Objective: The listing below must be repeated word for word, with its images excluded.

Dataset content:
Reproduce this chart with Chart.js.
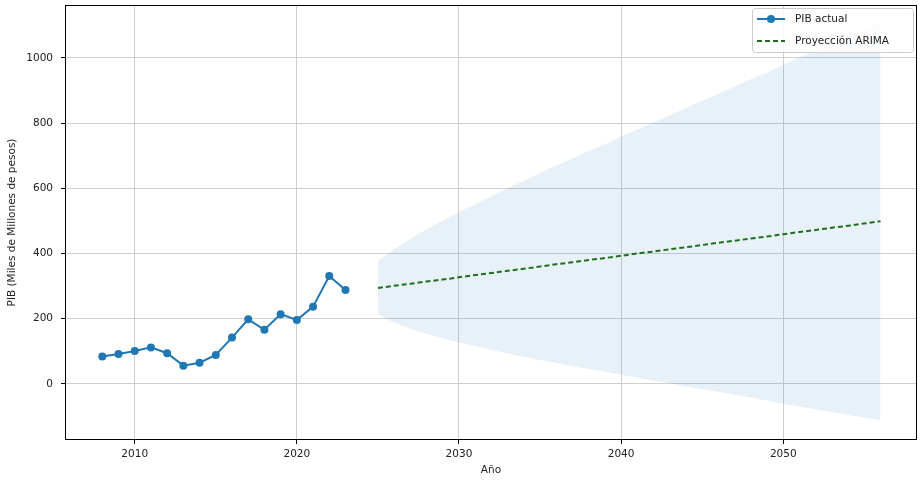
<!DOCTYPE html>
<html>
<head>
<meta charset="utf-8">
<script src="https://cdn.jsdelivr.net/npm/chart.js@4.4.0/dist/chart.umd.min.js"></script>
<style>
  html, body { margin: 0; padding: 0; background: #fff; }
  #wrap { width: 921px; height: 485px; }
</style>
</head>
<body>
<div id="wrap"><canvas id="pibChart" width="921" height="485"></canvas></div>
<script>
// historic GDP
var years = [2008, 2009, 2010, 2011, 2012, 2013, 2014, 2015, 2016, 2017, 2018, 2019, 2020, 2021, 2022, 2023];
var pib = [84, 92, 101, 112, 94, 56, 65, 89, 142, 198, 166, 214, 196, 237, 331, 288];

// ARIMA projection + confidence band
var forecastYears = [2025, 2026, 2027, 2028, 2029, 2030, 2031, 2032, 2033, 2034, 2035, 2036, 2037, 2038, 2039, 2040,
                     2041, 2042, 2043, 2044, 2045, 2046, 2047, 2048, 2049, 2050, 2051, 2052, 2053, 2054, 2055, 2056];
var forecast = [294, 301, 307, 314, 320, 327, 334, 340, 347, 353, 360, 367, 373, 380, 386, 393,
                400, 406, 413, 419, 426, 433, 439, 446, 452, 459, 466, 472, 479, 485, 492, 499];
var lowerCI = [212, 188, 169, 154, 139, 127, 116, 104, 94, 83, 73, 64, 54, 46, 37, 28,
               19, 10, 2, -8, -16, -24, -33, -42, -51, -61, -69, -78, -86, -95, -103, -110];
var upperCI = [376, 414, 445, 474, 501, 527, 552, 576, 600, 623, 647, 670, 692, 714, 735, 758,
               781, 802, 824, 846, 868, 890, 911, 934, 955, 979, 1001, 1022, 1044, 1065, 1087, 1108];

var xTicks = [2010, 2020, 2030, 2040, 2050];
var yTicks = [0, 200, 400, 600, 800, 1000];

function toPoints(xs, ys) {
    var pts = [];
    for (var i = 0; i < xs.length; i++) {
        pts.push({x: xs[i], y: ys[i]});
    }
    return pts;
}

var FONT = "'DejaVu Sans', sans-serif";
var BLUE = '#1f77b4';
var GREEN = '#1f6e1f';

// matplotlib style frame around the plot area
var framePlugin = {
    id: 'frame',
    afterDatasetsDraw: function(chart) {
        var a = chart.chartArea, ctx = chart.ctx;
        ctx.save();
        ctx.strokeStyle = '#000';
        ctx.lineWidth = 1;
        ctx.strokeRect(a.left + 0.5, a.top + 0.5, a.right - a.left - 1, a.bottom - a.top - 1);
        ctx.restore();
    }
};

// legend box, upper right
var legendPlugin = {
    id: 'mplLegend',
    afterDraw: function(chart) {
        var ctx = chart.ctx;
        var bx = 752, by = 8, bw = 161, bh = 44;
        ctx.save();
        ctx.fillStyle = 'rgba(255,255,255,0.8)';
        ctx.strokeStyle = '#cccccc';
        ctx.lineWidth = 1;
        ctx.beginPath();
        ctx.roundRect(bx + 0.5, by + 0.5, bw, bh, 3);
        ctx.fill();
        ctx.stroke();

        // PIB actual
        ctx.strokeStyle = BLUE;
        ctx.lineWidth = 2;
        ctx.beginPath();
        ctx.moveTo(757, 19);
        ctx.lineTo(785, 19);
        ctx.stroke();
        ctx.fillStyle = BLUE;
        ctx.beginPath();
        ctx.arc(771, 19, 4, 0, Math.PI * 2);
        ctx.fill();

        // Proyección ARIMA
        ctx.strokeStyle = GREEN;
        ctx.setLineDash([5, 3]);
        ctx.beginPath();
        ctx.moveTo(757, 41);
        ctx.lineTo(785, 41);
        ctx.stroke();
        ctx.setLineDash([]);

        ctx.fillStyle = '#222';
        ctx.font = '10.5px ' + FONT;
        ctx.textBaseline = 'middle';
        ctx.textAlign = 'left';
        ctx.fillText('PIB actual', 795, 19);
        ctx.fillText('Proyección ARIMA', 795, 41);
        ctx.restore();
    }
};

var ctx = document.getElementById('pibChart');
var chart = new Chart(ctx, {
    type: 'line',
    data: {
        datasets: [
            {
                label: 'lower',
                data: toPoints(forecastYears, lowerCI),
                borderWidth: 0,
                pointRadius: 0,
                fill: false,
                order: 4
            },
            {
                label: 'upper',
                data: toPoints(forecastYears, upperCI),
                borderWidth: 0,
                pointRadius: 0,
                backgroundColor: 'rgba(31,119,180,0.1)',
                fill: '-1',
                order: 3
            },
            {
                label: 'PIB actual',
                data: toPoints(years, pib),
                borderColor: BLUE,
                backgroundColor: BLUE,
                borderWidth: 2,
                pointRadius: 4,
                pointBorderWidth: 0,
                tension: 0,
                order: 1
            },
            {
                label: 'Proyección ARIMA',
                data: toPoints(forecastYears, forecast),
                borderColor: GREEN,
                borderWidth: 2,
                borderDash: [5, 3],
                pointRadius: 0,
                tension: 0,
                order: 2
            }
        ]
    },
    options: {
        responsive: false,
        animation: false,
        events: [],
        layout: { padding: { top: 5, right: 3, left: 0, bottom: 0 } },
        plugins: {
            legend: { display: false },
            tooltip: { enabled: false }
        },
        scales: {
            x: {
                type: 'linear',
                min: 2005.7,
                max: 2058.25,
                afterBuildTicks: function(scale) {
                    scale.ticks = xTicks.map(function(v) { return {value: v}; });
                },
                afterFit: function(scale) {
                    scale.height = 45;
                    scale.paddingLeft = 0;
                    scale.paddingRight = 0;
                },
                grid: { color: '#cfcfcf', tickColor: '#000', tickLength: 4, lineWidth: 1 },
                border: { display: false },
                ticks: {
                    color: '#222',
                    font: { family: FONT, size: 10.5 },
                    padding: 4,
                    maxRotation: 0,
                    callback: function(v) { return String(v); }
                },
                title: {
                    display: true,
                    text: 'Año',
                    color: '#222',
                    font: { family: FONT, size: 10.5 },
                    padding: { top: 0, bottom: 8 }
                }
            },
            y: {
                min: -172,
                max: 1162,
                afterBuildTicks: function(scale) {
                    scale.ticks = yTicks.map(function(v) { return {value: v}; });
                },
                afterFit: function(scale) {
                    scale.width = 65;
                    scale.paddingTop = 0;
                    scale.paddingBottom = 0;
                },
                grid: { color: '#cfcfcf', tickColor: '#000', tickLength: 4, lineWidth: 1 },
                border: { display: false },
                ticks: {
                    color: '#222',
                    font: { family: FONT, size: 10.5 },
                    padding: 8,
                    callback: function(v) { return String(v); }
                },
                title: {
                    display: true,
                    text: 'PIB (Miles de Millones de pesos)',
                    color: '#222',
                    font: { family: FONT, size: 10.5 },
                    padding: { top: 6, bottom: 0 }
                }
            }
        }
    },
    plugins: [framePlugin, legendPlugin]
});
</script>
</body>
</html>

Solution:
Reproduce this chart with Chart.js.
<!DOCTYPE html>
<html>
<head>
<meta charset="utf-8">
<script src="https://cdn.jsdelivr.net/npm/chart.js@4.4.0/dist/chart.umd.min.js"></script>
<style>
  html, body { margin: 0; padding: 0; background: #fff; }
  #wrap { width: 921px; height: 485px; }
</style>
</head>
<body>
<div id="wrap"><canvas id="pibChart" width="921" height="485"></canvas></div>
<script>
// historic GDP
var years = [2008, 2009, 2010, 2011, 2012, 2013, 2014, 2015, 2016, 2017, 2018, 2019, 2020, 2021, 2022, 2023];
var pib = [84, 92, 101, 112, 94, 56, 65, 89, 142, 198, 166, 214, 196, 237, 331, 288];

// ARIMA projection + confidence band
var forecastYears = [2025, 2026, 2027, 2028, 2029, 2030, 2031, 2032, 2033, 2034, 2035, 2036, 2037, 2038, 2039, 2040,
                     2041, 2042, 2043, 2044, 2045, 2046, 2047, 2048, 2049, 2050, 2051, 2052, 2053, 2054, 2055, 2056];
var forecast = [294, 301, 307, 314, 320, 327, 334, 340, 347, 353, 360, 367, 373, 380, 386, 393,
                400, 406, 413, 419, 426, 433, 439, 446, 452, 459, 466, 472, 479, 485, 492, 499];
var lowerCI = [212, 188, 169, 154, 139, 127, 116, 104, 94, 83, 73, 64, 54, 46, 37, 28,
               19, 10, 2, -8, -16, -24, -33, -42, -51, -61, -69, -78, -86, -95, -103, -110];
var upperCI = [376, 414, 445, 474, 501, 527, 552, 576, 600, 623, 647, 670, 692, 714, 735, 758,
               781, 802, 824, 846, 868, 890, 911, 934, 955, 979, 1001, 1022, 1044, 1065, 1087, 1108];

var xTicks = [2010, 2020, 2030, 2040, 2050];
var yTicks = [0, 200, 400, 600, 800, 1000];

function toPoints(xs, ys) {
    var pts = [];
    for (var i = 0; i < xs.length; i++) {
        pts.push({x: xs[i], y: ys[i]});
    }
    return pts;
}

var FONT = "'DejaVu Sans', sans-serif";
var BLUE = '#1f77b4';
var GREEN = '#1f6e1f';

// matplotlib style frame around the plot area
var framePlugin = {
    id: 'frame',
    afterDatasetsDraw: function(chart) {
        var a = chart.chartArea, ctx = chart.ctx;
        ctx.save();
        ctx.strokeStyle = '#000';
        ctx.lineWidth = 1;
        ctx.strokeRect(a.left + 0.5, a.top + 0.5, a.right - a.left - 1, a.bottom - a.top - 1);
        ctx.restore();
    }
};

// legend box, upper right
var legendPlugin = {
    id: 'mplLegend',
    afterDraw: function(chart) {
        var ctx = chart.ctx;
        var bx = 752, by = 8, bw = 161, bh = 44;
        ctx.save();
        ctx.fillStyle = 'rgba(255,255,255,0.8)';
        ctx.strokeStyle = '#cccccc';
        ctx.lineWidth = 1;
        ctx.beginPath();
        ctx.roundRect(bx + 0.5, by + 0.5, bw, bh, 3);
        ctx.fill();
        ctx.stroke();

        // PIB actual
        ctx.strokeStyle = BLUE;
        ctx.lineWidth = 2;
        ctx.beginPath();
        ctx.moveTo(757, 19);
        ctx.lineTo(785, 19);
        ctx.stroke();
        ctx.fillStyle = BLUE;
        ctx.beginPath();
        ctx.arc(771, 19, 4, 0, Math.PI * 2);
        ctx.fill();

        // Proyección ARIMA
        ctx.strokeStyle = GREEN;
        ctx.setLineDash([5, 3]);
        ctx.beginPath();
        ctx.moveTo(757, 41);
        ctx.lineTo(785, 41);
        ctx.stroke();
        ctx.setLineDash([]);

        ctx.fillStyle = '#222';
        ctx.font = '10.5px ' + FONT;
        ctx.textBaseline = 'middle';
        ctx.textAlign = 'left';
        ctx.fillText('PIB actual', 795, 19);
        ctx.fillText('Proyección ARIMA', 795, 41);
        ctx.restore();
    }
};

var ctx = document.getElementById('pibChart');
var chart = new Chart(ctx, {
    type: 'line',
    data: {
        datasets: [
            {
                label: 'lower',
                data: toPoints(forecastYears, lowerCI),
                borderWidth: 0,
                pointRadius: 0,
                fill: false,
                order: 4
            },
            {
                label: 'upper',
                data: toPoints(forecastYears, upperCI),
                borderWidth: 0,
                pointRadius: 0,
                backgroundColor: 'rgba(31,119,180,0.1)',
                fill: '-1',
                order: 3
            },
            {
                label: 'PIB actual',
                data: toPoints(years, pib),
                borderColor: BLUE,
                backgroundColor: BLUE,
                borderWidth: 2,
                pointRadius: 4,
                pointBorderWidth: 0,
                tension: 0,
                order: 1
            },
            {
                label: 'Proyección ARIMA',
                data: toPoints(forecastYears, forecast),
                borderColor: GREEN,
                borderWidth: 2,
                borderDash: [5, 3],
                pointRadius: 0,
                tension: 0,
                order: 2
            }
        ]
    },
    options: {
        responsive: false,
        animation: false,
        events: [],
        layout: { padding: { top: 5, right: 3, left: 0, bottom: 0 } },
        plugins: {
            legend: { display: false },
            tooltip: { enabled: false }
        },
        scales: {
            x: {
                type: 'linear',
                min: 2005.7,
                max: 2058.25,
                afterBuildTicks: function(scale) {
                    scale.ticks = xTicks.map(function(v) { return {value: v}; });
                },
                afterFit: function(scale) {
                    scale.height = 45;
                    scale.paddingLeft = 0;
                    scale.paddingRight = 0;
                },
                grid: { color: '#cfcfcf', tickColor: '#000', tickLength: 4, lineWidth: 1 },
                border: { display: false },
                ticks: {
                    color: '#222',
                    font: { family: FONT, size: 10.5 },
                    padding: 4,
                    maxRotation: 0,
                    callback: function(v) { return String(v); }
                },
                title: {
                    display: true,
                    text: 'Año',
                    color: '#222',
                    font: { family: FONT, size: 10.5 },
                    padding: { top: 0, bottom: 8 }
                }
            },
            y: {
                min: -172,
                max: 1162,
                afterBuildTicks: function(scale) {
                    scale.ticks = yTicks.map(function(v) { return {value: v}; });
                },
                afterFit: function(scale) {
                    scale.width = 65;
                    scale.paddingTop = 0;
                    scale.paddingBottom = 0;
                },
                grid: { color: '#cfcfcf', tickColor: '#000', tickLength: 4, lineWidth: 1 },
                border: { display: false },
                ticks: {
                    color: '#222',
                    font: { family: FONT, size: 10.5 },
                    padding: 8,
                    callback: function(v) { return String(v); }
                },
                title: {
                    display: true,
                    text: 'PIB (Miles de Millones de pesos)',
                    color: '#222',
                    font: { family: FONT, size: 10.5 },
                    padding: { top: 6, bottom: 0 }
                }
            }
        }
    },
    plugins: [framePlugin, legendPlugin]
});
</script>
</body>
</html>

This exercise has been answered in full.